Yes, certainly. It has got to store the data somewhere. The memory is the best and fastest place to do that. Every created object instance/primitive value in Java code will be stored in memory.

If you have problems with it, then either increase the available memory for Tomcat or profile the webapp's code and fix memory leaks/inefficiencies accordingly. You can also consider storing large and more permanent data in a relational database instead and load only the relevant data on a HTTP request basis.
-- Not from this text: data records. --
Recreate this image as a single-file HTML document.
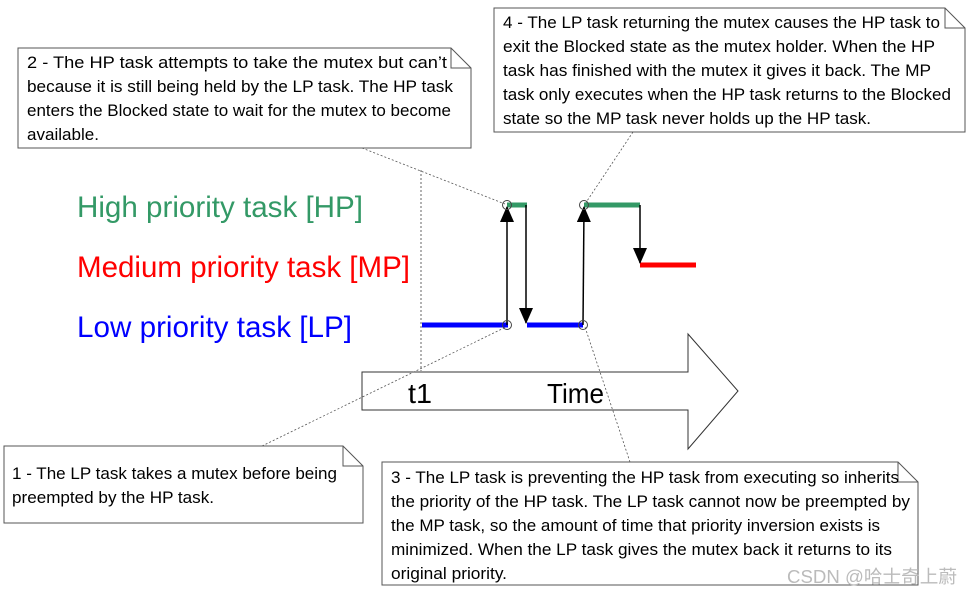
<!DOCTYPE html>
<html><head><meta charset="utf-8"><style>
html,body{margin:0;padding:0;background:#fff;width:973px;height:595px;overflow:hidden}
text{font-family:"Liberation Sans Narrow","Liberation Sans",sans-serif}
</style></head><body>
<svg width="973" height="595" viewBox="0 0 973 595" xmlns="http://www.w3.org/2000/svg">
<defs><marker id="ah" markerWidth="16" markerHeight="14" refX="15" refY="7" orient="auto" markerUnits="userSpaceOnUse"><path d="M0,0 L16,7 L0,14 z" fill="#000"/></marker></defs>
<!-- Time arrow -->
<path d="M362,372 H688 V334 L738,391 L688,449 V410 H362 Z" fill="#fff" stroke="#333" stroke-width="1"/>
<text x="408" y="403" font-size="28" fill="#000" textLength="24" lengthAdjust="spacingAndGlyphs">t1</text>
<text x="547" y="403" font-size="28" fill="#000" textLength="57" lengthAdjust="spacingAndGlyphs">Time</text>
<!-- dashed vertical -->
<line x1="421" y1="170" x2="421" y2="372" stroke="#999" stroke-width="1.5" stroke-dasharray="2,2"/>
<!-- leader lines -->
<g stroke="#555" stroke-width="0.8" stroke-dasharray="2,2" fill="none">
<line x1="362" y1="148" x2="505" y2="204"/>
<line x1="633" y1="132" x2="585" y2="204"/>
<line x1="262" y1="446" x2="506" y2="327"/>
<line x1="630" y1="462" x2="585" y2="327"/>
</g>
<!-- labels -->
<text x="77" y="217" font-size="30" fill="#339966" textLength="286" lengthAdjust="spacingAndGlyphs">High priority task [HP]</text>
<text x="77" y="277" font-size="30" fill="#ff0000" textLength="333" lengthAdjust="spacingAndGlyphs">Medium priority task [MP]</text>
<text x="77" y="337" font-size="30" fill="#0000ff" textLength="275" lengthAdjust="spacingAndGlyphs">Low priority task [LP]</text>
<!-- bars -->
<line x1="422" y1="325" x2="508" y2="325" stroke="#0000ff" stroke-width="5"/>
<line x1="507" y1="205" x2="527" y2="205" stroke="#339966" stroke-width="5"/>
<line x1="527" y1="325" x2="583" y2="325" stroke="#0000ff" stroke-width="5"/>
<line x1="584" y1="205" x2="640" y2="205" stroke="#339966" stroke-width="5"/>
<line x1="640" y1="265" x2="696" y2="265" stroke="#ff0000" stroke-width="5"/>
<!-- arrows -->
<g stroke="#000" stroke-width="1.5">
<line x1="507" y1="325" x2="507" y2="207" marker-end="url(#ah)"/>
<line x1="526" y1="205" x2="526" y2="323" marker-end="url(#ah)"/>
<line x1="583" y1="325" x2="584" y2="207" marker-end="url(#ah)"/>
<line x1="640" y1="205" x2="640" y2="263" marker-end="url(#ah)"/>
</g>
<g fill="none" stroke="#444" stroke-width="1">
<circle cx="507" cy="205" r="4.5"/><circle cx="584" cy="205" r="4.5"/>
<circle cx="507" cy="325" r="4.5"/><circle cx="583" cy="325" r="4.5"/>
</g>
<!-- boxes -->
<g fill="#fff" stroke="#555" stroke-width="1">
<path d="M18,48 H451 L471,68 V148 H18 Z"/><path d="M451,48 V68 H471" fill="none"/>
<path d="M494,8 H945 L965,28 V132 H494 Z"/><path d="M945,8 V28 H965" fill="none"/>
<path d="M4,446 H343 L363,466 V523 H4 Z"/><path d="M343,446 V466 H363" fill="none"/>
<path d="M382,462 H898 L918,482 V585 H382 Z"/><path d="M898,462 V482 H918" fill="none"/>
</g>
<g font-size="17" fill="#000">
<text x="27" y="68" textLength="420" lengthAdjust="spacingAndGlyphs">2 - The HP task attempts to take the mutex but can’t</text>
<text x="27" y="92" textLength="426" lengthAdjust="spacingAndGlyphs">because it is still being held by the LP task.  The HP task</text>
<text x="27" y="116" textLength="424" lengthAdjust="spacingAndGlyphs">enters the Blocked state to wait for the mutex to become</text>
<text x="27" y="140" textLength="72" lengthAdjust="spacingAndGlyphs">available.</text>

<text x="503" y="28" textLength="437" lengthAdjust="spacingAndGlyphs">4 - The LP task returning the mutex causes the HP task to</text>
<text x="503" y="52" textLength="432" lengthAdjust="spacingAndGlyphs">exit the Blocked state as the mutex holder.  When the HP</text>
<text x="503" y="76" textLength="428" lengthAdjust="spacingAndGlyphs">task has finished with the mutex it gives it back.  The MP</text>
<text x="503" y="100" textLength="448" lengthAdjust="spacingAndGlyphs">task only executes when the HP task returns to the Blocked</text>
<text x="503" y="124" textLength="368" lengthAdjust="spacingAndGlyphs">state so the MP task never holds up the HP task.</text>

<text x="12" y="479" textLength="325" lengthAdjust="spacingAndGlyphs">1 - The LP task takes a mutex before being</text>
<text x="12" y="503" textLength="202" lengthAdjust="spacingAndGlyphs">preempted by the HP task.</text>

<text x="391" y="483" textLength="508" lengthAdjust="spacingAndGlyphs">3 - The LP task is preventing the HP task from executing so inherits</text>
<text x="391" y="507" textLength="519" lengthAdjust="spacingAndGlyphs">the priority of the HP task.  The LP task cannot now be preempted by</text>
<text x="391" y="531" textLength="489" lengthAdjust="spacingAndGlyphs">the MP task, so the amount of time that priority inversion exists is</text>
<text x="391" y="555" textLength="501" lengthAdjust="spacingAndGlyphs">minimized.  When the LP task gives the mutex back it returns to its</text>
<text x="391" y="579" textLength="116" lengthAdjust="spacingAndGlyphs">original priority.</text>
</g>
<text x="787" y="583" font-size="18" fill="#bbb" textLength="170" lengthAdjust="spacingAndGlyphs" style='font-family:"Liberation Sans","Noto Sans CJK SC",sans-serif'>CSDN @哈士奇上蔚</text>
</svg>
</body></html>
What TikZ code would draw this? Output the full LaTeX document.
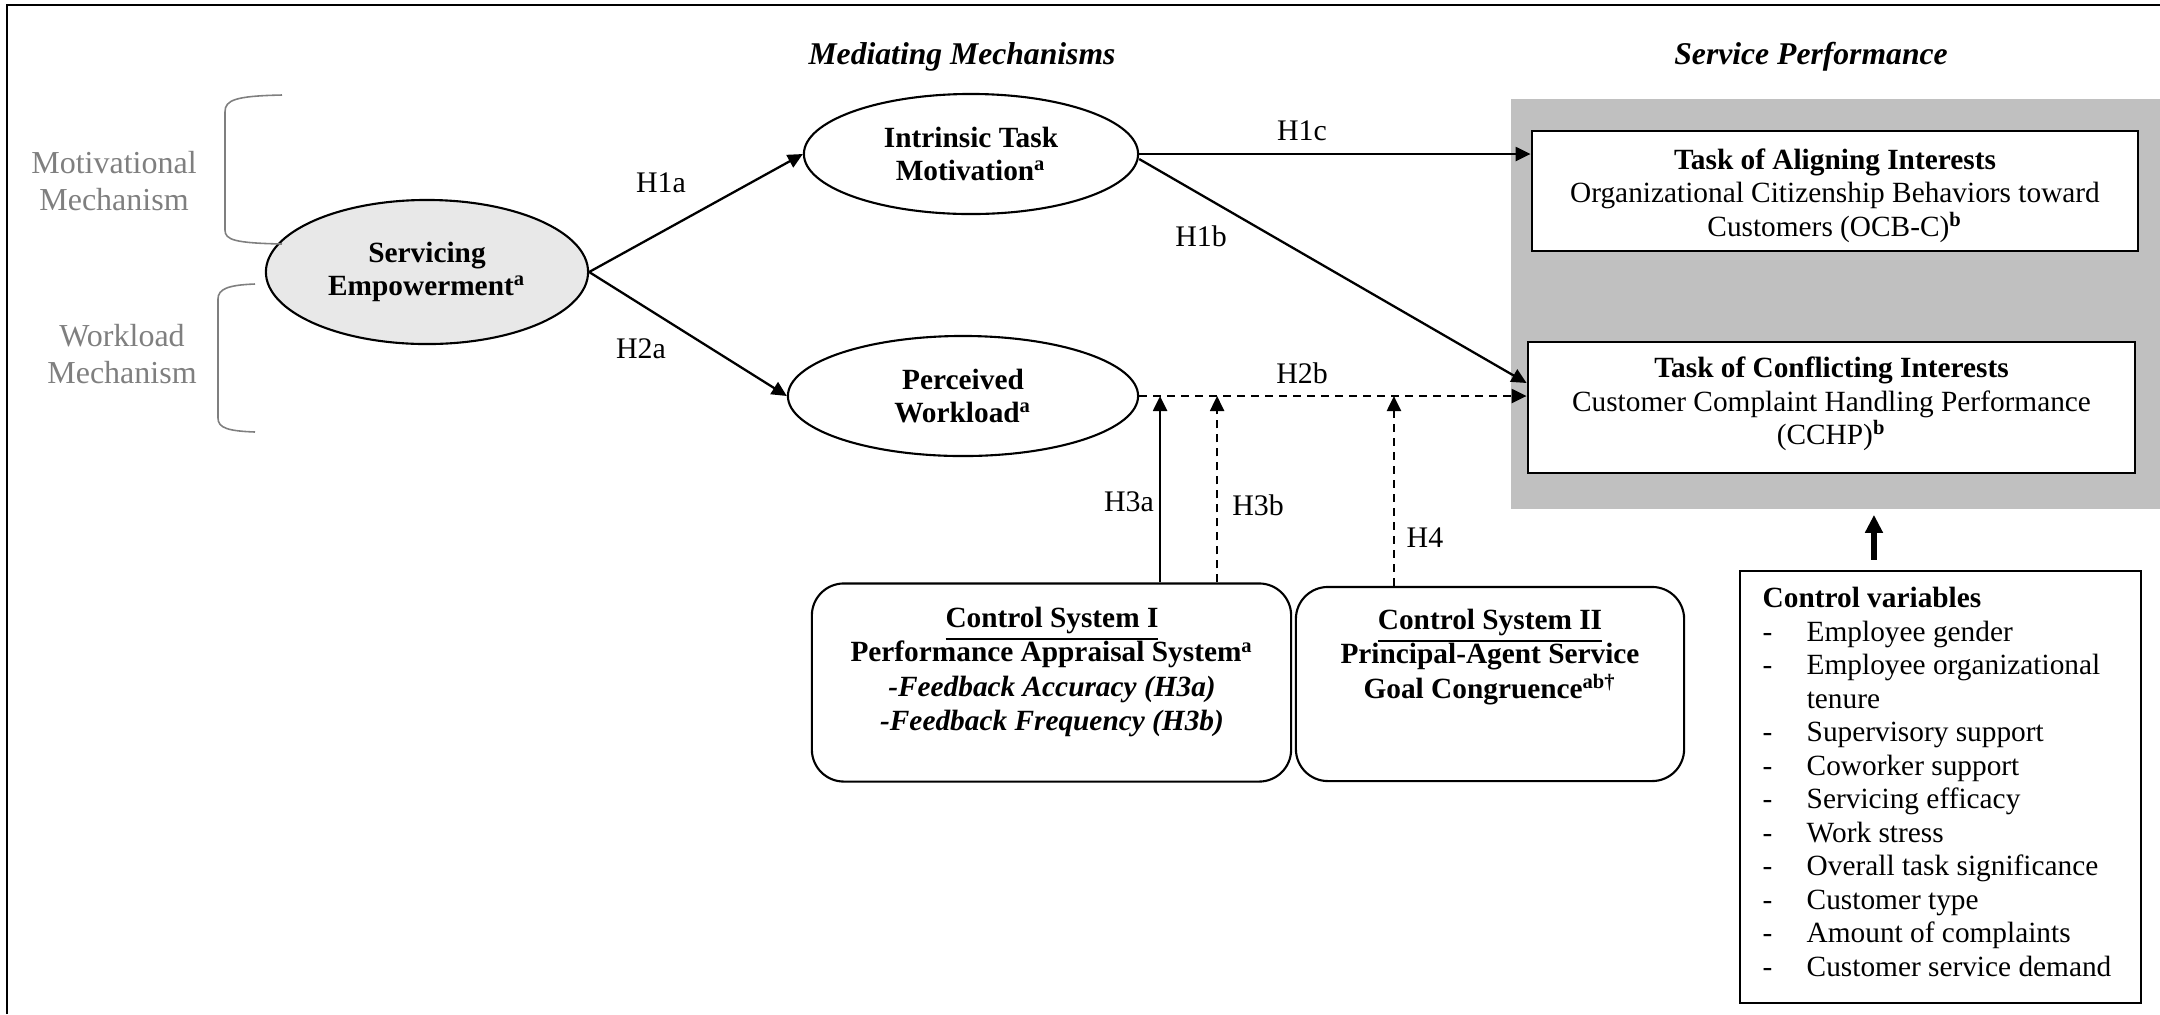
\documentclass[tikz,border=0pt]{standalone}
\usepackage{fontspec}
\setmainfont{Liberation Serif}
\usetikzlibrary{arrows.meta,shapes.geometric,calc}
\definecolor{gray50}{HTML}{7F7F7F}
\definecolor{boxgray}{HTML}{C0C0C0}
\definecolor{ellgray}{HTML}{E8E8E8}
\begin{document}
\begin{tikzpicture}[x=0.01cm,y=-0.01cm,
  every node/.style={font=\fontsize{8.34pt}{9.53pt}\selectfont, inner sep=0pt},
  ell/.style={draw, ellipse, line width=0.6pt, align=center, font=\fontsize{8.34pt}{9.53pt}\selectfont\bfseries},
  tbox/.style={draw, line width=0.7pt, fill=white, align=center},
  cbox/.style={draw, rounded corners=0.32cm, line width=0.6pt},
  boldtxt/.style={align=center, font=\fontsize{8.34pt}{9.7pt}\selectfont\bfseries},
  lab/.style={font=\fontsize{8.5pt}{10pt}\selectfont},
  glab/.style={text=gray50, align=center, font=\fontsize{9.1pt}{10.5pt}\selectfont},
  hdr/.style={font=\fontsize{9pt}{10pt}\selectfont\bfseries\itshape},
  conn/.style={line width=0.65pt, -{Triangle[length=0.15cm,width=0.14cm]}},
  dconn/.style={conn, dash pattern=on 0.08cm off 0.06cm},
  brace/.style={draw=gray50, line width=0.45pt},
]
\useasboundingbox (0,0) rectangle (2160,1014);

% outer frame (only top and left visible)
\draw[line width=0.6pt] (7,1014) -- (7,5) -- (2160,5);

% headers
\node[hdr] (mm) at (962,57) {Mediating Mechanisms};
\node[hdr] (sp) at (1811,57) {Service Performance};

% gray performance area
\node[fill=boxgray, minimum width=6.49cm, minimum height=4.10cm] (perf) at (1835.5,304) {};

% outcome boxes
\node[tbox, minimum width=6.06cm, minimum height=1.20cm] (ocb) at (1835,191)
  {\rule{0pt}{0.30cm}\textbf{Task of Aligning Interests}\\Organizational Citizenship Behaviors toward\\Customers (OCB-C)\textsuperscript{\textbf{b}}};
\node[tbox, minimum width=6.07cm, minimum height=1.31cm] (cchp) at (1831.5,407.5)
  {\textbf{Task of Conflicting Interests}\\Customer Complaint Handling Performance\\(CCHP)\textsuperscript{\textbf{b}}\rule[-0.13cm]{0pt}{0.13cm}};

% ellipses
\node[ell, fill=ellgray, minimum width=3.22cm, minimum height=1.44cm] (serv) at (427,272) {Servicing\\Empowerment\textsuperscript{a}};
\node[ell, minimum width=3.34cm, minimum height=1.20cm] (intr) at (971,154) {Intrinsic Task\\Motivation\textsuperscript{a}};
\node[ell, minimum width=3.50cm, minimum height=1.20cm] (perc) at (963,396) {Perceived\\Workload\textsuperscript{a}};

% mechanism labels and brackets
\node[glab] (motl) at (114,181) {Motivational\\Mechanism};
\node[glab] (workl) at (122,354) {Workload\\Mechanism};
\draw[brace] (282,95) .. controls (235,96) and (225,100) .. (225,112) -- (225,230) .. controls (225,240) and (235,243) .. (282,244);
\draw[brace] (255,284) .. controls (228,285) and (218,289) .. (218,299) -- (218,418) .. controls (218,428) and (228,431) .. (255,432);

% control systems
\node[cbox, minimum width=4.79cm, minimum height=1.98cm] (cs1) at (1051.5,682.5) {};
\node[boldtxt] (cs1t) at (1052,672) {\underline{Control System I}\\Performance Appraisal System\textsuperscript{a}\\\textit{-Feedback Accuracy (H3a)}\\\textit{-Feedback Frequency (H3b)}};
\node[cbox, minimum width=3.88cm, minimum height=1.94cm] (cs2) at (1490,684) {};
\node[boldtxt] (cs2t) at (1490,657) {\underline{Control System II}\\Principal-Agent Service\\Goal Congruence\textsuperscript{ab†}};

% control variables
\node[draw, line width=0.6pt, minimum width=4.01cm, minimum height=4.32cm] (cv) at (1940.5,787) {};
\node[anchor=north west, align=left] (cvt) at (1762,583.5) {%
\begin{tabular}{@{}p{0.44cm}@{}l@{}}
\multicolumn{2}{@{}l}{\textbf{Control variables}}\\
- & Employee gender\\
- & Employee organizational\\
  & tenure\\
- & Supervisory support\\
- & Coworker support\\
- & Servicing efficacy\\
- & Work stress\\
- & Overall task significance\\
- & Customer type\\
- & Amount of complaints\\
- & Customer service demand
\end{tabular}};

% connectors
\draw[conn] (serv.east) -- (intr.west);
\draw[conn] (serv.east) -- (perc.west);
\draw[conn] (intr.east) -- (intr.east -| ocb.west);
\draw[conn] ([yshift=-0.05cm]intr.east) -- ([yshift=0.245cm]cchp.west);
\draw[dconn] (perc.east) -- (perc.east -| cchp.west);

\coordinate (h3a) at ([xshift=1.085cm]cs1.north);
\coordinate (h3b) at ([xshift=1.655cm]cs1.north);
\coordinate (h4) at ([xshift=-0.96cm]cs2.north);
\draw[conn] (h3a) -- (h3a |- perc.east);
\draw[dconn] (h3b) -- (h3b |- perc.east);
\draw[dconn] (h4) -- (h4 |- perc.east);

\coordinate (cva) at ([xshift=-0.665cm,yshift=0.1cm]cv.north);
\coordinate (cvb) at (cva |- perf.south);
\draw[line width=1.9pt, -{Triangle[length=0.18cm,width=0.17cm]}, shorten >=0.05cm] (cva) -- (cvb);

% hypothesis labels
\node[lab] (l1a) at (661,183) {H1a};
\node[lab] (l2a) at (641,349) {H2a};
\node[lab] (l1c) at (1302,131) {H1c};
\node[lab] (l1b) at (1201,236) {H1b};
\node[lab] (l2b) at (1302,373) {H2b};
\node[lab] (l3a) at (1129,502) {H3a};
\node[lab] (l3b) at (1258,505) {H3b};
\node[lab] (l4) at (1425,538) {H4};
\end{tikzpicture}
\end{document}
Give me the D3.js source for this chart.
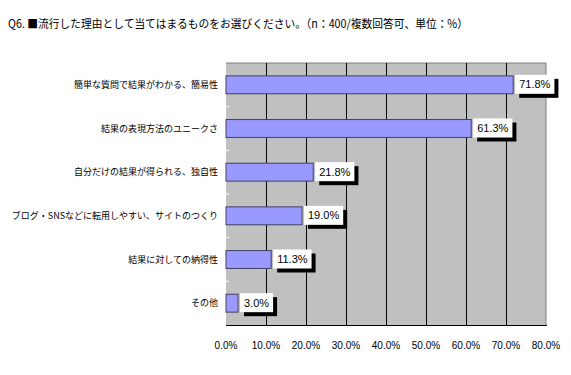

Update: If you're using Netbeans, you can use the builtin profiler to profile the webapp during development: http://profiler.netbeans.org. Further you can use VisualM to independently profile Tomcat. Here's a nice blog which outlines how to do that. You can stresstest webapplications using JMeter.

BalusC
but I am using only one application rest of them(149) are just the back up of the one, is these causes memory issues
Lalchand
A deployed webapp certainly costs memory, but if the webapp isn't been used, never accessed (also not by bots) and does in fact *nothing* in the background, then it shouldn't *increasingly* cost memory. If that is the case, then likely the main webapp is leaking memory. As said, run a profiler to spot the leak/inefficiency in the code.
BalusC
i need some profiler right , can you tell which profiler is the best to monitor memory leak also it should have a option of monitoring the tomcat via remote machine(i mean some other machine), i have already goggled regarding this unable to find any.